**Supplied information**

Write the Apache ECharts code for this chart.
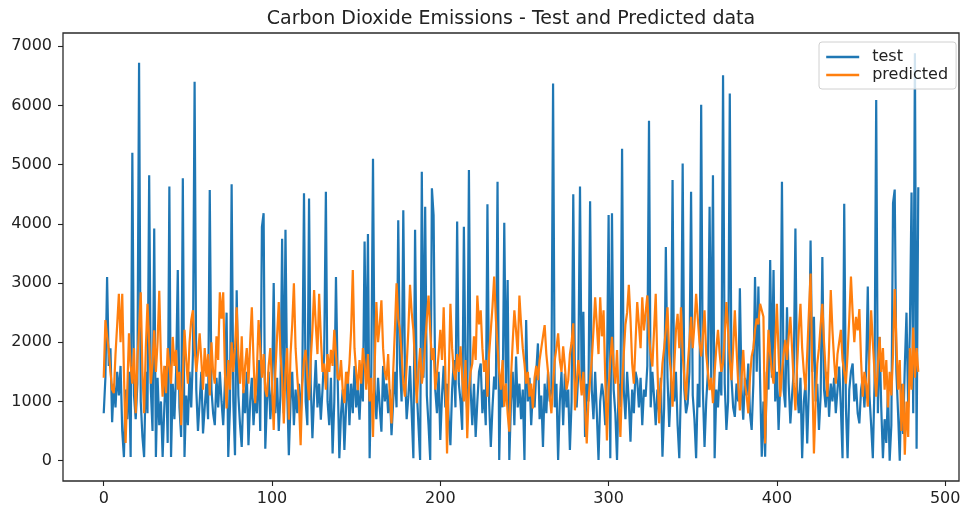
<!DOCTYPE html>
<html>
<head>
<meta charset="utf-8">
<script src="https://cdn.jsdelivr.net/npm/echarts@6/dist/echarts.min.js"></script>
<style>
  html, body { margin: 0; padding: 0; background: #fff; }
  #main { width: 964px; height: 508px; }
</style>
</head>
<body>
<div id="main"></div>
<script>
var titleText = 'Carbon Dioxide Emissions - Test and Predicted data';
var seriesNames = ['test', 'predicted'];
var xTicks = [0, 100, 200, 300, 400, 500];
var yTicks = [0, 1000, 2000, 3000, 4000, 5000, 6000, 7000];

// test values (index 0..484)
var testValues = [
    800, 1400, 3100, 1600, 1900, 650, 1300, 900, 1500, 1100,
    1600, 500, 60, 1200, 700, 1500, 60, 5200, 1100, 700,
    1300, 6720, 1000, 400, 60, 1500, 800, 4820, 1200, 500,
    3920, 60, 1400, 600, 1000, 60, 900, 1600, 300, 4630,
    60, 1300, 700, 1500, 3220, 900, 400, 4770, 60, 1100,
    600, 1500, 900, 1800, 6400, 1200, 500, 1000, 1500, 460,
    900, 1300, 700, 4570, 1200, 800, 600, 1400, 900, 1500,
    1000, 600, 1300, 2500, 60, 900, 4670, 1000, 90, 2880,
    1100, 600, 230, 1200, 800, 1500, 260, 1000, 1400, 600,
    1100, 800, 1700, 500, 3950, 4180, 200, 1000, 1500, 700,
    1200, 3000, 800, 1400, 500, 1100, 3750, 800, 3900, 1200,
    90, 1000, 1500, 600, 1200, 800, 1300, 710, 1400, 4515,
    1000, 600, 4430, 1300, 380, 1100, 1700, 900, 1300, 690,
    1200, 1800, 4540, 1000, 600, 1400, 120, 1000, 3100, 1400,
    40, 800, 1200, 180, 900, 1500, 600, 1300, 800, 1600,
    900, 1200, 690, 1400, 1000, 3700, 1300, 3830, 40, 1500,
    5100, 1200, 700, 1400, 900, 490, 1600, 1000, 1300, 800,
    1200, 430, 1000, 1500, 900, 4060, 1640, 1000, 4230, 1500,
    700, 1080, 1600, 800, 40, 3900, 1200, 600, 10, 4880,
    1400, 4290, 1100, 600, 10, 4600, 4150, 1200, 800, 1500,
    350, 1100, 1600, 900, 1300, 700, 260, 1200, 1700, 900,
    4040, 1300, 1000, 520, 3950, 1400, 800, 4910, 1200, 600,
    1300, 400, 1000, 1500, 1640, 800, 1200, 600, 4330, 1000,
    230, 900, 1420, 1200, 4710, 10, 1400, 900, 4020, 1300,
    3050, 10, 1000, 1500, 600, 1760, 900, 1300, 700, 1200,
    10, 2375, 1000, 1400, 600, 1200, 900, 1500, 1980, 700,
    1100, 230, 1300, 800, 1500, 1000, 1200, 6370, 900, 1300,
    10, 1000, 1500, 600, 1470, 900, 1200, 180, 1000, 4500,
    1400, 900, 1500, 4630, 1200, 2515, 400, 1300, 1000, 4380,
    1200, 700, 1500, 800, 10, 1000, 1300, 1080, 600, 1400,
    4150, 40, 4180, 1200, 800, 10, 1300, 900, 5270, 1200,
    700, 1500, 1000, 320, 1200, 800, 1500, 1360, 900, 1400,
    600, 1200, 1080, 1600, 5740, 900, 1500, 1080, 600, 1200,
    800, 1400, 66, 900, 3610, 1400, 570, 1200, 4740, 1000,
    1500, 600, 40, 1300, 5020, 1200, 800, 970, 1500, 4540,
    1100, 700, 40, 1300, 900, 6010, 1200, 230, 1000, 1500,
    4290, 1300, 4820, 40, 1200, 900, 1500, 1100, 6510, 1300,
    520, 1000, 6200, 1400, 900, 740, 1300, 1000, 2910, 1200,
    690, 1400, 1100, 1640, 800, 520, 1300, 3100, 1500, 2940,
    1360, 66, 1000, 66, 1500, 1200, 3390, 1400, 3220, 1000,
    1500, 520, 1300, 4710, 1200, 900, 2590, 1300, 630, 1100,
    1500, 3920, 1200, 800, 1400, 40, 1000, 1300, 290, 1200,
    3720, 1500, 2430, 1000, 1300, 520, 1100, 3440, 1200, 900,
    1500, 740, 1300, 1000, 1400, 800, 1200, 1590, 900, 40,
    4340, 900, 40, 1200, 1500, 1640, 1000, 1300, 800, 630,
    1200, 1400, 900, 1500, 2940, 1100, 600, 40, 1300, 6090,
    800, 2090, 900, 40, 700, 300, 1200, 0, 600, 4350,
    4580, 1500, 800, 0, 1300, 450, 1600, 2500, 900, 2200,
    4530, 800, 6880, 200, 4620
];

// predicted values (index 0..484)
var predictedValues = [
    1400, 2375, 2100, 1870, 1500, 1200, 1140, 1800, 2300, 2820,
    2000, 2820, 1500, 300, 1200, 2150, 1600, 1300, 1900, 800,
    1700, 2200, 2845, 1500, 800, 1900, 2650, 2000, 1300, 1640,
    2200, 1500, 2000, 2870, 1700, 1080, 1600, 1140, 1900, 1590,
    1300, 2090, 1600, 1870, 1200, 1500, 600, 1400, 2210, 1700,
    1300, 2000, 2375, 2540, 1900, 1500, 1800, 2150, 1700, 1200,
    1900, 1420, 1800, 1100, 2000, 1500, 1300, 2100, 1700, 2845,
    2400, 2845, 1500, 880, 1700, 1200, 2000, 1500, 1900, 2590,
    1800, 1300, 2100, 1140, 1600, 1900, 1300, 2000, 2590, 1700,
    970, 1500, 2375, 1900, 1400, 1800, 1200, 1080, 1600, 1900,
    1300, 520, 1500, 2100, 2680, 1800, 1400, 630, 1500, 1900,
    690, 1800, 2300, 2995, 1900, 1420, 1000, 260, 1300, 1700,
    1870, 1400, 1020, 1700, 2200, 2880, 2300, 1800, 2820, 2100,
    1500, 1640, 1200, 1800, 1500, 1870, 1600, 2210, 1800, 1400,
    1360, 1700, 1200, 970, 1500, 1300, 1640, 2200, 3220, 1900,
    1500, 1190, 1700, 1300, 1900, 1640, 1200, 1800, 1000, 1400,
    400, 1600, 2680, 2000, 2300, 2710, 1900, 1500, 1360, 1800,
    1100, 630, 1500, 2200, 2995, 2400, 2210, 1800, 1300, 1080,
    1600, 2200, 2970, 2500, 2210, 1600, 970, 1500, 1900, 1300,
    1530, 2000, 2400, 2790, 2200, 1700, 1900, 1200, 1470, 1800,
    2210, 1700, 2590, 1500, 120, 1400, 2650, 1900, 1500, 1360,
    1800, 1500, 1930, 1400, 1000, 1700, 380, 1200, 1500, 1640,
    2100, 1700, 2790, 2300, 2540, 1900, 1500, 1700, 1080, 1800,
    2200, 2600, 3110, 2400, 1930, 1500, 1200, 1700, 910, 1300,
    800, 490, 1400, 2000, 2540, 2200, 1800, 2790, 2300, 1900,
    1640, 1300, 1500, 1080, 1300, 880, 1400, 1600, 1360, 1700,
    1900, 2100, 2290, 1800, 1500, 1100, 800, 1300, 1700, 1900,
    2150, 1700, 1500, 1930, 1600, 1200, 1360, 1800, 2000, 2320,
    850, 1300, 1700, 1420, 1100, 1500, 900, 290, 1000, 1360,
    1700, 2200, 2760, 2300, 1800, 2760, 2100, 2540, 1400, 340,
    1200, 1700, 2090, 1600, 1300, 1870, 1000, 400, 1300, 1800,
    2300, 2500, 2970, 2400, 1640, 1300, 2000, 2680, 2300, 1900,
    2760, 2200, 2500, 2790, 2100, 1800, 1590, 2200, 2820, 1600,
    630, 1200, 1640, 1900, 2210, 2590, 1800, 1500, 910, 1600,
    2200, 2480, 1900, 2590, 1800, 1400, 1020, 1600, 2000, 2430,
    1900, 2300, 2820, 2400, 2000, 1760, 2100, 2540, 1800, 1500,
    1190, 1400, 970, 1500, 1900, 2210, 1800, 1500, 1640, 2100,
    2680, 2200, 1700, 1360, 1900, 2540, 1900, 1300, 850, 1400,
    1870, 1300, 1100, 800, 1400, 1760, 1900, 2210, 2400, 2300,
    2650, 2650, 2430, 290, 1400, 2210, 1800, 1500, 1300, 2000,
    2650, 1800, 1080, 1500, 1800, 2040, 1700, 2100, 2430, 1900,
    1300, 850, 1600, 2200, 2650, 1900, 1500, 1190, 1800, 2500,
    3160, 1500, 120, 1000, 1640, 1900, 2300, 2650, 2000, 1500,
    1080, 1900, 2880, 2200, 1700, 1300, 1800, 2000, 2210, 1700,
    1500, 1300, 1800, 2400, 3110, 2500, 2000, 2430, 2200, 2560,
    1700, 1080, 1500, 1300, 910, 1800, 2540, 2000, 1500, 1080,
    1600, 2090, 1500, 1900, 1200, 1700, 900, 1500, 1100, 1800,
    2900, 2000, 1200, 1700, 500, 1300, 100, 1000, 400, 1900,
    1200, 2250, 1400, 1900, 1500
];

function toPairs(values) {
    return values.map(function(v, i) {
        return [i, v];
    });
}

function plainNumber(v) {
    return String(v);
}

var font = 'DejaVu Sans';
var inkColor = '#222';

var myChart = echarts.init(document.getElementById('main'), null, { renderer: 'canvas' });

var option = {
    animation: false,
    backgroundColor: '#fff',
    title: {
        text: titleText,
        left: 511,
        top: 10,
        padding: 0,
        textAlign: 'center',
        textStyle: {
            fontFamily: font,
            fontSize: 19,
            fontWeight: 'normal',
            color: inkColor
        }
    },
    legend: {
        data: seriesNames,
        orient: 'vertical',
        left: 819,
        top: 42,
        padding: [7, 8, 6, 6],
        itemWidth: 33,
        itemHeight: 16,
        itemGap: 2,
        itemStyle: { opacity: 0 },
        lineStyle: { width: 2.4 },
        backgroundColor: 'rgba(255,255,255,0.8)',
        borderColor: '#d0d0d0',
        borderWidth: 1,
        borderRadius: 3,
        textStyle: {
            fontFamily: font,
            fontSize: 16,
            color: inkColor,
            padding: [0, 0, 0, 8]
        }
    },
    grid: {
        left: 63,
        right: 5,
        top: 33,
        bottom: 27,
        show: true,
        borderColor: '#2a2a2a',
        borderWidth: 1.3,
        backgroundColor: 'transparent'
    },
    xAxis: {
        type: 'value',
        min: -24.2,
        max: 508.2,
        axisLine: { show: false, onZero: false },
        splitLine: { show: false },
        axisTick: {
            show: true,
            length: 5,
            customValues: xTicks,
            lineStyle: { color: inkColor, width: 1.1 }
        },
        axisLabel: {
            customValues: xTicks,
            formatter: plainNumber,
            margin: 10,
            fontFamily: font,
            fontSize: 16,
            color: inkColor
        }
    },
    yAxis: {
        type: 'value',
        min: -344,
        max: 7224,
        axisLine: { show: false, onZero: false },
        splitLine: { show: false },
        axisTick: {
            show: true,
            length: 5,
            customValues: yTicks,
            lineStyle: { color: inkColor, width: 1.1 }
        },
        axisLabel: {
            customValues: yTicks,
            formatter: plainNumber,
            margin: 11,
            fontFamily: font,
            fontSize: 16,
            color: inkColor
        }
    },
    series: [{
        name: seriesNames[0],
        type: 'line',
        data: toPairs(testValues),
        symbol: 'none',
        showSymbol: false,
        color: '#1f77b4',
        lineStyle: { width: 2.2, color: '#1f77b4' }
    }, {
        name: seriesNames[1],
        type: 'line',
        data: toPairs(predictedValues),
        symbol: 'none',
        showSymbol: false,
        color: '#ff7f0e',
        lineStyle: { width: 2.2, color: '#ff7f0e' }
    }]
};

myChart.setOption(option);

window.onresize = function() {
    myChart.resize();
};
</script>
</body>
</html>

**Task to carry out**
Extract the lines exactly, please: the first line of the listing, the line with "var yTicks = [0, 1000, 2000, 3000, 4000, 5000, 6000, 7000];", and every line between them, but no pictures.

**Answer for this exercise**
Write the Apache ECharts code for this chart.
<!DOCTYPE html>
<html>
<head>
<meta charset="utf-8">
<script src="https://cdn.jsdelivr.net/npm/echarts@6/dist/echarts.min.js"></script>
<style>
  html, body { margin: 0; padding: 0; background: #fff; }
  #main { width: 964px; height: 508px; }
</style>
</head>
<body>
<div id="main"></div>
<script>
var titleText = 'Carbon Dioxide Emissions - Test and Predicted data';
var seriesNames = ['test', 'predicted'];
var xTicks = [0, 100, 200, 300, 400, 500];
var yTicks = [0, 1000, 2000, 3000, 4000, 5000, 6000, 7000];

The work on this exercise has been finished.